In our patient, the spinal epidural abscess was relatively large, and lower extremity pain was severe. Decompression surgery is generally indicated in such patients; however, we decided to perform percutaneous posterior fixation without decompression. Therefore, we carefully followed up the patient’s symptoms after percutaneous posterior fusion, and the patient was informed that posterior decompression would be performed as a second surgery if no improvement in lower extremity symptoms was observed. After the surgery, the spinal epidural abscess showed an unexpectedly rapid decrease in size. Moreover, lower extremity pain and numbness dramatically improved immediately after surgery; thus, posterior decompression became unnecessary.

Based on our experience, we thought of two mechanisms that could account for the unexpected rapid decrease in the spinal epidural abscess. First, stabilisation of the infected disc, which suppresses the destruction of the vertebrae adjacent to the infected disc, may be advantageous in controlling spinal infection. Second, the abscess was located ventrally in the spinal canal, which was possibly connected to an abscess in the infected disc space. Thus, the abscess might have been partially suctioned into the disc space because of the decreased intradiscal pressure caused by widening of the disc space after posterior fixation. As shown in Fig. 1, the infected disc collapsed before surgery; however, the disc space widened and a considerable amount of intradiscal fluid was collected during the surgery (Fig. 3d).

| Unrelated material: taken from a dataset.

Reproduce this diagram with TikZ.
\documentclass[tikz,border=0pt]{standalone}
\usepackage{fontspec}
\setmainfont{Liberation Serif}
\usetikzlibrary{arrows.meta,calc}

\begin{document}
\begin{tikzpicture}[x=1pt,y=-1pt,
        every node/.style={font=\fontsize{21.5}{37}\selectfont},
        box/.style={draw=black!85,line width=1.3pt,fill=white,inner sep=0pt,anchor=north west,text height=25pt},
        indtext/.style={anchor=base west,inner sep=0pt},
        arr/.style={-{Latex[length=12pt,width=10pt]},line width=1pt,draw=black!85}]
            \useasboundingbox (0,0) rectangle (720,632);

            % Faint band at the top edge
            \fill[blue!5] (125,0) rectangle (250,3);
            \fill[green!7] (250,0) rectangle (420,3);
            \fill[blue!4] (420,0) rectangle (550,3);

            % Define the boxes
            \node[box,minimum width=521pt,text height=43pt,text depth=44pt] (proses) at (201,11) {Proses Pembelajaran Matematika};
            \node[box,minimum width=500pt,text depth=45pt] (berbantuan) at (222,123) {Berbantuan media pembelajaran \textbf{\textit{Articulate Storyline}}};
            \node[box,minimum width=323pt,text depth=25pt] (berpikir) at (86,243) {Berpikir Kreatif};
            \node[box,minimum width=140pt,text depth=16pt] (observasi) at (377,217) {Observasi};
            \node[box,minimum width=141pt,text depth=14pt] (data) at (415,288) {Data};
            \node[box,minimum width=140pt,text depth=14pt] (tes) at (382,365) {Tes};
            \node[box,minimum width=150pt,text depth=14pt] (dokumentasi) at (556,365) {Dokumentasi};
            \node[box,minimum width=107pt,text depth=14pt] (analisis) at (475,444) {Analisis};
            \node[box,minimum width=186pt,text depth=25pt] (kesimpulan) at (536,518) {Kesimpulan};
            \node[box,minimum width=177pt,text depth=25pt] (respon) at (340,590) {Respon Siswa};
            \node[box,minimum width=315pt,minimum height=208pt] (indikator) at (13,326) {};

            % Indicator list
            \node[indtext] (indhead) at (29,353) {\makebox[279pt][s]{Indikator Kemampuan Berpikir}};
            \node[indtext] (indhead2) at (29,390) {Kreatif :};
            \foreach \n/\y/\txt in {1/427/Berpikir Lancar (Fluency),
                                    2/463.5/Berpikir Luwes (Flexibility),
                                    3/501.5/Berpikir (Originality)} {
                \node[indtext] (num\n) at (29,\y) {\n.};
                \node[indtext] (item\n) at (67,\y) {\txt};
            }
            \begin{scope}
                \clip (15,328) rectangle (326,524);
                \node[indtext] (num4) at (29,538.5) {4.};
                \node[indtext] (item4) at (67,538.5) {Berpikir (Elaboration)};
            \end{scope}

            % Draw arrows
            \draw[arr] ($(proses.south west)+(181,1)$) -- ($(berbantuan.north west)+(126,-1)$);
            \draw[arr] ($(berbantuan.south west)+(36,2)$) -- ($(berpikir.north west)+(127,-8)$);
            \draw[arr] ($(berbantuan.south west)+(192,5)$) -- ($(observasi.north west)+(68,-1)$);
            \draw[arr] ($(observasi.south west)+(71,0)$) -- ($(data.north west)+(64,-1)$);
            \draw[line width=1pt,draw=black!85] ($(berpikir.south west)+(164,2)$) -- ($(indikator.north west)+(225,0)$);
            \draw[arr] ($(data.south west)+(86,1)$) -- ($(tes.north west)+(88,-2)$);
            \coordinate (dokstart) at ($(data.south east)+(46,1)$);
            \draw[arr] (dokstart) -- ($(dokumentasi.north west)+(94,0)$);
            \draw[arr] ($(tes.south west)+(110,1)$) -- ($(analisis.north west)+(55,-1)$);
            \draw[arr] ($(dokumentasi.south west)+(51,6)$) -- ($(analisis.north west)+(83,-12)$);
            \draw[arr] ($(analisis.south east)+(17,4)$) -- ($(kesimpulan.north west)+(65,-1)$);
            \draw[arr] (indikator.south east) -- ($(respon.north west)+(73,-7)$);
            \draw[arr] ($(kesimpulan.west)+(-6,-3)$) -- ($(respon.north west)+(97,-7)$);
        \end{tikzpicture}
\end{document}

This surgical strategy should be carefully selected for patients with spondylodiscitis accompanied by spinal epidural abscesses. Further research is needed to clarify the appropriateness of this surgical strategy. However, percutaneous pedicle screw fixation is a safe and minimally invasive procedure. In addition, its stabilising effect may be advantageous for the control of spinal infections. Thus, we propose that patients with slight or no muscle weakness in the lower extremity can be treated using this strategy, particularly when they have ventrally located epidural abscesses, which are relatively difficult to evacuate by posterior decompression surgery.

In conclusion, percutaneous posterior pedicle screw fixation without debridement and decompression is an optional treatment for patients with spondylodiscitis accompanied by spinal epidural abscesses.